WHAT TO DO.
Write out every line of the material as it stands, apart from the pictures.

RECORDS FOR PROCESSING.
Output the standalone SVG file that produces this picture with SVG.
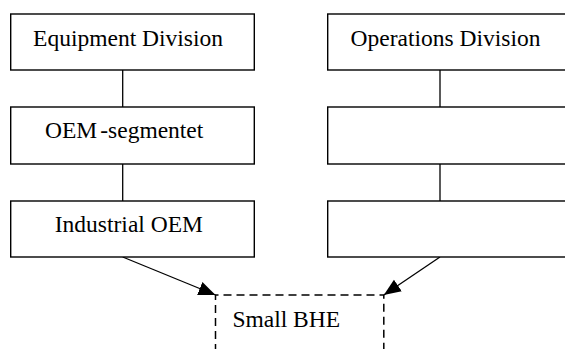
<svg xmlns="http://www.w3.org/2000/svg" width="565" height="349" viewBox="0 0 565 349">
  <style>
    .box { fill: #ffffff; stroke: #000000; stroke-width: 1.4; }
    .dash { fill: none; stroke: #000000; stroke-width: 1.5; stroke-dasharray: 8 5; }
    .link { fill: none; stroke: #000000; stroke-width: 1.3; }
    .lbl { font-family: "Liberation Serif", "Times New Roman", serif; font-size: 23.5px; fill: #000000; }
  </style>
  <defs>
    <marker id="arrow" markerUnits="userSpaceOnUse" markerWidth="18" markerHeight="15" refX="17" refY="7.5" orient="auto">
      <path d="M0,0.5 L17,7.5 L0,14.5 Z" fill="#000000"/>
    </marker>
  </defs>
  <rect width="565" height="349" fill="#ffffff"/>

  <!-- connectors -->
  <g id="connectors">
    <line class="link" x1="122.7" y1="70" x2="122.7" y2="107"/>
    <line class="link" x1="122.7" y1="164" x2="122.7" y2="201"/>
    <line class="link" x1="440" y1="70" x2="440" y2="107"/>
    <line class="link" x1="440" y1="164" x2="440" y2="201"/>
    <line class="link" x1="122.7" y1="257" x2="215.5" y2="295" marker-end="url(#arrow)"/>
    <line class="link" x1="440" y1="257" x2="383.8" y2="295" marker-end="url(#arrow)"/>
  </g>

  <!-- left column -->
  <g id="equipment-division">
    <rect class="box" x="10.7" y="14" width="243.6" height="56"/>
    <text class="lbl" x="33.1" y="45.7">Equipment Division</text>
  </g>
  <g id="oem-segmentet">
    <rect class="box" x="10.7" y="107" width="243.6" height="57"/>
    <text class="lbl" x="45" y="138.3">OEM<tspan dx="3">-segmentet</tspan></text>
  </g>
  <g id="industrial-oem">
    <rect class="box" x="10.7" y="201" width="243.6" height="56"/>
    <text class="lbl" x="54.8" y="232.3">Industrial OEM</text>
  </g>

  <!-- right column -->
  <g id="operations-division">
    <rect class="box" x="327.7" y="14" width="243.6" height="56"/>
    <text class="lbl" x="350.6" y="45.7">Operations Division</text>
  </g>
  <g id="operations-unit-2">
    <rect class="box" x="327.7" y="107" width="243.6" height="57"/>
  </g>
  <g id="operations-unit-3">
    <rect class="box" x="327.7" y="201" width="243.6" height="56"/>
  </g>

  <!-- target -->
  <g id="small-bhe">
    <path class="dash" d="M215.5,352 L215.5,295 L383.8,295 L383.8,352"/>
    <text class="lbl" x="232.4" y="326.7">Small BHE</text>
  </g>
</svg>
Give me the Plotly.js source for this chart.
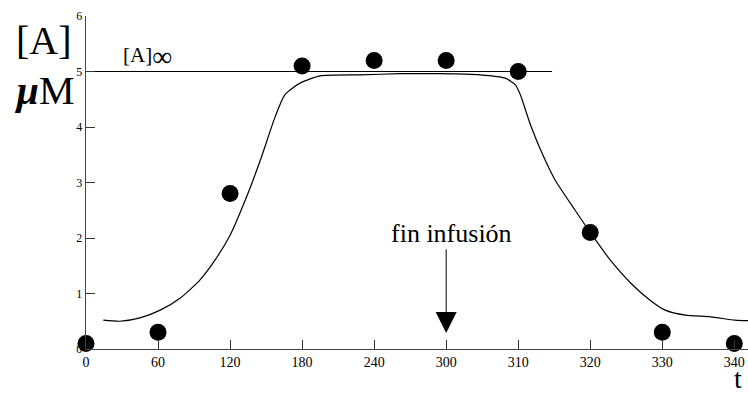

SOLUTION FOR THIS PROBLEM.
Output the standalone SVG file that produces this picture with SVG.
<svg xmlns="http://www.w3.org/2000/svg" width="565" height="349" viewBox="0 0 565 349">
  <style>
    .box { fill: #ffffff; stroke: #000000; stroke-width: 1.4; }
    .dash { fill: none; stroke: #000000; stroke-width: 1.5; stroke-dasharray: 8 5; }
    .link { fill: none; stroke: #000000; stroke-width: 1.3; }
    .lbl { font-family: "Liberation Serif", "Times New Roman", serif; font-size: 23.5px; fill: #000000; }
  </style>
  <defs>
    <marker id="arrow" markerUnits="userSpaceOnUse" markerWidth="18" markerHeight="15" refX="17" refY="7.5" orient="auto">
      <path d="M0,0.5 L17,7.5 L0,14.5 Z" fill="#000000"/>
    </marker>
  </defs>
  <rect width="565" height="349" fill="#ffffff"/>

  <!-- connectors -->
  <g id="connectors">
    <line class="link" x1="122.7" y1="70" x2="122.7" y2="107"/>
    <line class="link" x1="122.7" y1="164" x2="122.7" y2="201"/>
    <line class="link" x1="440" y1="70" x2="440" y2="107"/>
    <line class="link" x1="440" y1="164" x2="440" y2="201"/>
    <line class="link" x1="122.7" y1="257" x2="215.5" y2="295" marker-end="url(#arrow)"/>
    <line class="link" x1="440" y1="257" x2="383.8" y2="295" marker-end="url(#arrow)"/>
  </g>

  <!-- left column -->
  <g id="equipment-division">
    <rect class="box" x="10.7" y="14" width="243.6" height="56"/>
    <text class="lbl" x="33.1" y="45.7">Equipment Division</text>
  </g>
  <g id="oem-segmentet">
    <rect class="box" x="10.7" y="107" width="243.6" height="57"/>
    <text class="lbl" x="45" y="138.3">OEM<tspan dx="3">-segmentet</tspan></text>
  </g>
  <g id="industrial-oem">
    <rect class="box" x="10.7" y="201" width="243.6" height="56"/>
    <text class="lbl" x="54.8" y="232.3">Industrial OEM</text>
  </g>

  <!-- right column -->
  <g id="operations-division">
    <rect class="box" x="327.7" y="14" width="243.6" height="56"/>
    <text class="lbl" x="350.6" y="45.7">Operations Division</text>
  </g>
  <g id="operations-unit-2">
    <rect class="box" x="327.7" y="107" width="243.6" height="57"/>
  </g>
  <g id="operations-unit-3">
    <rect class="box" x="327.7" y="201" width="243.6" height="56"/>
  </g>

  <!-- target -->
  <g id="small-bhe">
    <path class="dash" d="M215.5,352 L215.5,295 L383.8,295 L383.8,352"/>
    <text class="lbl" x="232.4" y="326.7">Small BHE</text>
  </g>
</svg>
Give me the Plotly.js source for this chart.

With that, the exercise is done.